> SUPPLIED DATA:
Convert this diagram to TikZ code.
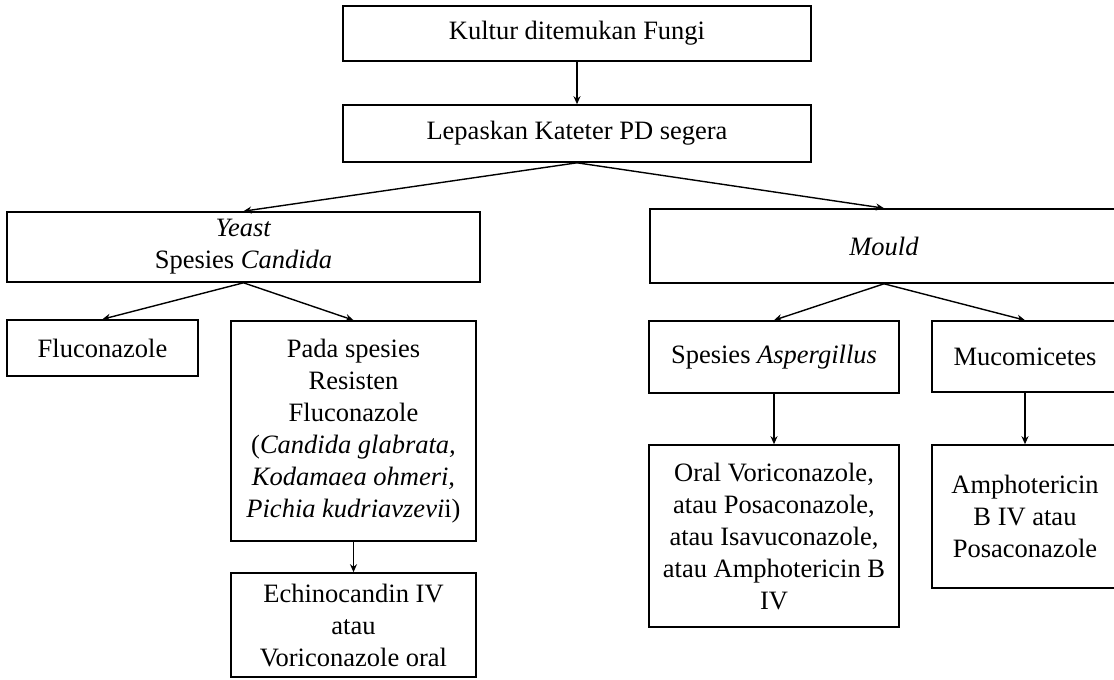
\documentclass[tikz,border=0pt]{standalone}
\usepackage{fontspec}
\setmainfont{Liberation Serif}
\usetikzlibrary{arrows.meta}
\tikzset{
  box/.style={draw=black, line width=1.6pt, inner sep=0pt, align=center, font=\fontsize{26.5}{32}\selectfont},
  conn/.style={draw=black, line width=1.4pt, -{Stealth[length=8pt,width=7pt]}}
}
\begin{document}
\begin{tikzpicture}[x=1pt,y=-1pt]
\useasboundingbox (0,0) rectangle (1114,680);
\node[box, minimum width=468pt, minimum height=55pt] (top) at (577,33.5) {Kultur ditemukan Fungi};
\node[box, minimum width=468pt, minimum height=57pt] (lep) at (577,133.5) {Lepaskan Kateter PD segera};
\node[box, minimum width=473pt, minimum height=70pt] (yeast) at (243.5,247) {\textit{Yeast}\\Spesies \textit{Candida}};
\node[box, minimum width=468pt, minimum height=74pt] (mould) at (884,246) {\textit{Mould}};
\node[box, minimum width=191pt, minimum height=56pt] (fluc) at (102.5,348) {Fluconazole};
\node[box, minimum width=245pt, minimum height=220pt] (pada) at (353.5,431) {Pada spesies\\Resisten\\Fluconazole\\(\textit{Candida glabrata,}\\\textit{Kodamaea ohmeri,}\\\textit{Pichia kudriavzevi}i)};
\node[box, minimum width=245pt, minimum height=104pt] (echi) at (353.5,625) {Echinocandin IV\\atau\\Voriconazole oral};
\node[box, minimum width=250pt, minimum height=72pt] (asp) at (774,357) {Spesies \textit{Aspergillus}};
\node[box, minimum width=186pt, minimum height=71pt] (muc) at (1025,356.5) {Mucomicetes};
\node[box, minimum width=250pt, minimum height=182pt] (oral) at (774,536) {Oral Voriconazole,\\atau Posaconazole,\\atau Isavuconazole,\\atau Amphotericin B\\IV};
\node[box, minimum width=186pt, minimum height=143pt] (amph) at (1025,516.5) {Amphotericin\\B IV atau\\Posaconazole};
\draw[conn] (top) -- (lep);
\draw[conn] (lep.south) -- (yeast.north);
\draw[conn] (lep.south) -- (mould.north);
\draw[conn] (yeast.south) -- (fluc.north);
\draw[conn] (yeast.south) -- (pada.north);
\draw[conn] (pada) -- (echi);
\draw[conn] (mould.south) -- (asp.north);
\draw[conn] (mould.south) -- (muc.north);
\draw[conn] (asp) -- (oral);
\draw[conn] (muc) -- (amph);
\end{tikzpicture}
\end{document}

> PROBLEM TO SOLVE: Exclude the pictures. Write out the remaining data exactly.

> ANSWER FOR THIS EXERCISE:
Convert this diagram to TikZ code.
\documentclass[tikz,border=0pt]{standalone}
\usepackage{fontspec}
\setmainfont{Liberation Serif}
\usetikzlibrary{arrows.meta}
\tikzset{
  box/.style={draw=black, line width=1.6pt, inner sep=0pt, align=center, font=\fontsize{26.5}{32}\selectfont},
  conn/.style={draw=black, line width=1.4pt, -{Stealth[length=8pt,width=7pt]}}
}
\begin{document}
\begin{tikzpicture}[x=1pt,y=-1pt]
\useasboundingbox (0,0) rectangle (1114,680);
\node[box, minimum width=468pt, minimum height=55pt] (top) at (577,33.5) {Kultur ditemukan Fungi};
\node[box, minimum width=468pt, minimum height=57pt] (lep) at (577,133.5) {Lepaskan Kateter PD segera};
\node[box, minimum width=473pt, minimum height=70pt] (yeast) at (243.5,247) {\textit{Yeast}\\Spesies \textit{Candida}};
\node[box, minimum width=468pt, minimum height=74pt] (mould) at (884,246) {\textit{Mould}};
\node[box, minimum width=191pt, minimum height=56pt] (fluc) at (102.5,348) {Fluconazole};
\node[box, minimum width=245pt, minimum height=220pt] (pada) at (353.5,431) {Pada spesies\\Resisten\\Fluconazole\\(\textit{Candida glabrata,}\\\textit{Kodamaea ohmeri,}\\\textit{Pichia kudriavzevi}i)};
\node[box, minimum width=245pt, minimum height=104pt] (echi) at (353.5,625) {Echinocandin IV\\atau\\Voriconazole oral};
\node[box, minimum width=250pt, minimum height=72pt] (asp) at (774,357) {Spesies \textit{Aspergillus}};
\node[box, minimum width=186pt, minimum height=71pt] (muc) at (1025,356.5) {Mucomicetes};
\node[box, minimum width=250pt, minimum height=182pt] (oral) at (774,536) {Oral Voriconazole,\\atau Posaconazole,\\atau Isavuconazole,\\atau Amphotericin B\\IV};
\node[box, minimum width=186pt, minimum height=143pt] (amph) at (1025,516.5) {Amphotericin\\B IV atau\\Posaconazole};
\draw[conn] (top) -- (lep);
\draw[conn] (lep.south) -- (yeast.north);
\draw[conn] (lep.south) -- (mould.north);
\draw[conn] (yeast.south) -- (fluc.north);
\draw[conn] (yeast.south) -- (pada.north);
\draw[conn] (pada) -- (echi);
\draw[conn] (mould.south) -- (asp.north);
\draw[conn] (mould.south) -- (muc.north);
\draw[conn] (asp) -- (oral);
\draw[conn] (muc) -- (amph);
\end{tikzpicture}
\end{document}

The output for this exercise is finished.